Sunday, April 10, 2011

David Brooks and Evolutionary Conservatism (5): Neoconservative Fascism?

In his recent essay for Cato Unbound, Brad Thompson explains neoconservatism as shaped by the ideas of Leo Strauss as adopted by Irving Kristol. Provocatively, Thompson concludes that this Straussian neoconservatism promotes a "soft, American-style fascism," which combines what Strauss called "the way of Socrates with the way of Thrasymachus," thus combining the idealism of Platonic philosophy and the realism of Machiavellian politics.

Thompson sees this neoconservative political philosophy most fully expressed in what David Brooks--in a series of articles for The Weekly Standard--has called "national-greatness conservatism."

The moral purpose of national-greatness conservatism, according to David Brooks, is to energize the American spirit; to fire the imagination with something majestic; to advance a "unifying American creed"; and to inspire Americans to look beyond their narrow self-interest to some larger national mission--to some mystically Hegelian "national destiny." the new American citizen must be animated by "nationalist virtues" such as "duty, loyalty, honesty, discretion, and self-sacrifice." The neocons' basic moral political principle is clear and simple: the subordination and sacrifice of the individual to the nation-state.

Politically, Brooks's new nationalism would use the federal government to pursue great "nationalistic public projects" and to build grand monuments in order to unify the nation spiritually and to prevent America's "slide" into what he calls "nihilistic mediocrity." It is important that the American people conform, swear allegiance to, and obey some grand central purpose defined for them by the federal government.

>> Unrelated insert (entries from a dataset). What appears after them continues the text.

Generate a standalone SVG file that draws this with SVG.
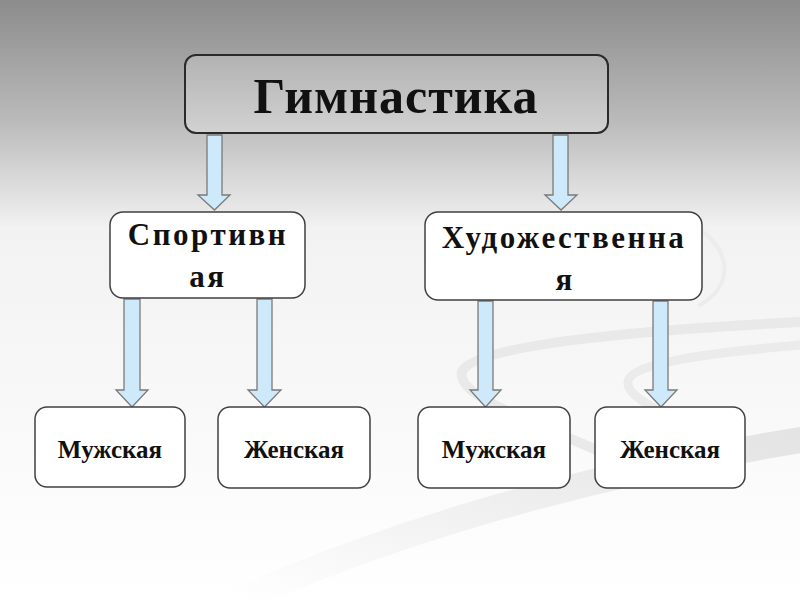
<svg xmlns="http://www.w3.org/2000/svg" width="800" height="600" viewBox="0 0 800 600">
<defs>
<linearGradient id="bg" x1="0" y1="0" x2="0" y2="1">
<stop offset="0" stop-color="#8c8c8c"/>
<stop offset="0.2" stop-color="#bababa"/>
<stop offset="0.38" stop-color="#f2f2f2"/>
<stop offset="1" stop-color="#ffffff"/>
</linearGradient>
<linearGradient id="title" x1="0" y1="0" x2="0" y2="1">
<stop offset="0" stop-color="#b2b2b2"/>
<stop offset="1" stop-color="#d2d2d2"/>
</linearGradient>
<linearGradient id="rib" x1="0" y1="1" x2="1" y2="0">
<stop offset="0" stop-color="#ffffff"/>
<stop offset="0.5" stop-color="#f0f0f0"/>
<stop offset="1" stop-color="#e4e4e4"/>
</linearGradient>
<style>
.box{fill:#ffffff;stroke:#404040;stroke-width:1.5}
.arr{fill:#cde9fa;stroke:#7a7a7a;stroke-width:1.3}
.t{font-family:"Liberation Serif","Times New Roman",serif;font-weight:bold;fill:#111;text-anchor:middle}
.sw{fill:none;stroke-linecap:round}
</style>
</defs>
<rect width="800" height="600" fill="url(#bg)"/>
<g id="background-swooshes">
<path class="sw" d="M240 600 C 420 520 620 470 800 440" stroke-width="26" stroke="url(#rib)"/>
<path class="sw" d="M800 322 C 640 330 470 345 462 372 C 455 400 560 430 640 470" stroke-width="10" stroke="#e9e9e9"/>
<path class="sw" d="M800 345 C 720 352 630 362 628 382 C 626 400 680 420 720 440" stroke-width="9" stroke="#ebebeb"/>
<path class="sw" d="M700 230 C 730 250 735 285 700 305" stroke-width="4" stroke="#ececec"/>
</g>
<g id="connectors">
<path class="arr" d="M207 135 H222 V195 H230 L214.5 210 L198 195 H207 Z"/>
<path class="arr" d="M553 135 H568 V195 H577 L561 210 L545 195 H553 Z"/>
<path class="arr" d="M124 299 H140 V390 H148 L132 407 L116 390 H124 Z"/>
<path class="arr" d="M257 299 H272 V390 H281 L264.5 407 L248 390 H257 Z"/>
<path class="arr" d="M478 301 H493 V390 H501 L485.5 407 L470 390 H478 Z"/>
<path class="arr" d="M653 301 H668 V390 H677 L661 407 L645 390 H653 Z"/>
</g>
<g id="node-gymnastics">
<rect x="185" y="55" width="423" height="78" rx="11" fill="url(#title)" stroke="#2a2a2a" stroke-width="2"/>
<text class="t" x="396" y="113" font-size="50" letter-spacing="1">Гимнастика</text>
</g>
<g id="node-sport">
<rect class="box" x="110" y="212" width="195" height="86" rx="13"/>
<text class="t" x="208" y="245" font-size="31" letter-spacing="2.5">Спортивн</text>
<text class="t" x="208" y="287" font-size="31" letter-spacing="2.5">ая</text>
</g>
<g id="node-art">
<rect class="box" x="425" y="212" width="277" height="88" rx="13"/>
<text class="t" x="564" y="248" font-size="31" letter-spacing="2.5">Художественна</text>
<text class="t" x="564" y="290" font-size="31">я</text>
</g>
<g id="node-sport-men">
<rect class="box" x="35" y="407" width="150" height="80" rx="12"/>
<text class="t" x="110" y="458" font-size="25">Мужская</text>
</g>
<g id="node-sport-women">
<rect class="box" x="218" y="407" width="152" height="81" rx="12"/>
<text class="t" x="294" y="458" font-size="25">Женская</text>
</g>
<g id="node-art-men">
<rect class="box" x="418" y="407" width="152" height="81" rx="12"/>
<text class="t" x="494" y="458" font-size="25">Мужская</text>
</g>
<g id="node-art-women">
<rect class="box" x="595" y="407" width="150" height="81" rx="12"/>
<text class="t" x="670" y="458" font-size="25">Женская</text>
</g>
</svg>
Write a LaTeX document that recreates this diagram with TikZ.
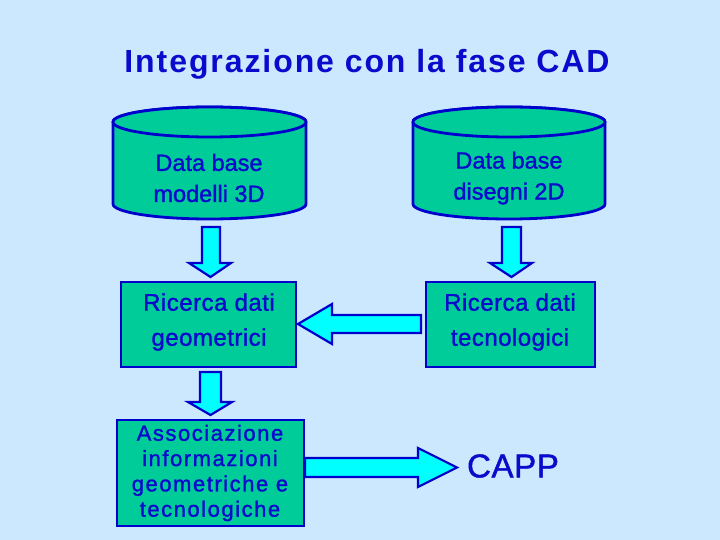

The ideal American man, he argues, should negate and forgo his individual values and interests and merge his "self" into some mystical union with the collective soul.


Thompson recognizes that his charge of "fascism" is inflammatory. He qualifies this charge somewhat: "This is a serious charge and not one I take lightly. The neocons are not fascists, but I do argue they share some common features with fascism."

At the very least, I would agree with Thompson that there is a troubling tendency to statism in the Straussian neoconservative slogan that "statecraft is soulcraft." What would it mean for the state to use its coercive powers to craft the human soul?

I agree with Douglas Rasmusssen, in his response to Thompson's essay, who argues that when the Straussians assume that the polis shapes the moral character of citizens, they fail to distinguish the polis as society from the polis as state. Human beings are naturally social animals, and thus their moral lives are shaped by all of those natural and voluntary associations of civil society. But this character-forming activity can be carried out by the spontaneous order of society--families, churches, schools, and all kinds of social and economic associations--without the need for the state to impose coercively any comprehensive conception of the best way of life.

In The Social Animal, Brooks sends contradictory messages on this issue. In most of the book, he shows how evolutionary psychology and the cognitive sciences explain the social and moral order of human life as arising from the spontaneous order of civil society. So, for example, in the chapter on "Morality" (Chapter 18), he explains the evolutionary emergence of morality without any need to call in the state to exercise "soulcraft." But, then, in Chapter 20 ("The Soft Side"), he lays out his argument for "national greatness," which he presents as grounded in the tradition of Alexander Hamilton--the tradition of "limited but energetic government"--and here he insists: "Aristotle wrote that legislators habituate citizens. Whether they mean to or not, legislators encourage certain ways of living and discourage other ways. Statecraft is inevitably soulcraft" (323).

This Chapter 20 does not fit into the rest of the book. First, the narrative flow of the book breaks down. After only a couple of pages describing Harold's career as a policy analyst, Brooks launches off on a long statement of his argument for "national greatness," which he attributes to Harold, who becomes a mannequin on which Brooks can hang his ideas.

Moreover, this chapter breaks away from the rest of the book in that Brooks cites no research from cognitive or evolutionary science to support his claims. He does refer to the general theme of the book about human beings as social animals.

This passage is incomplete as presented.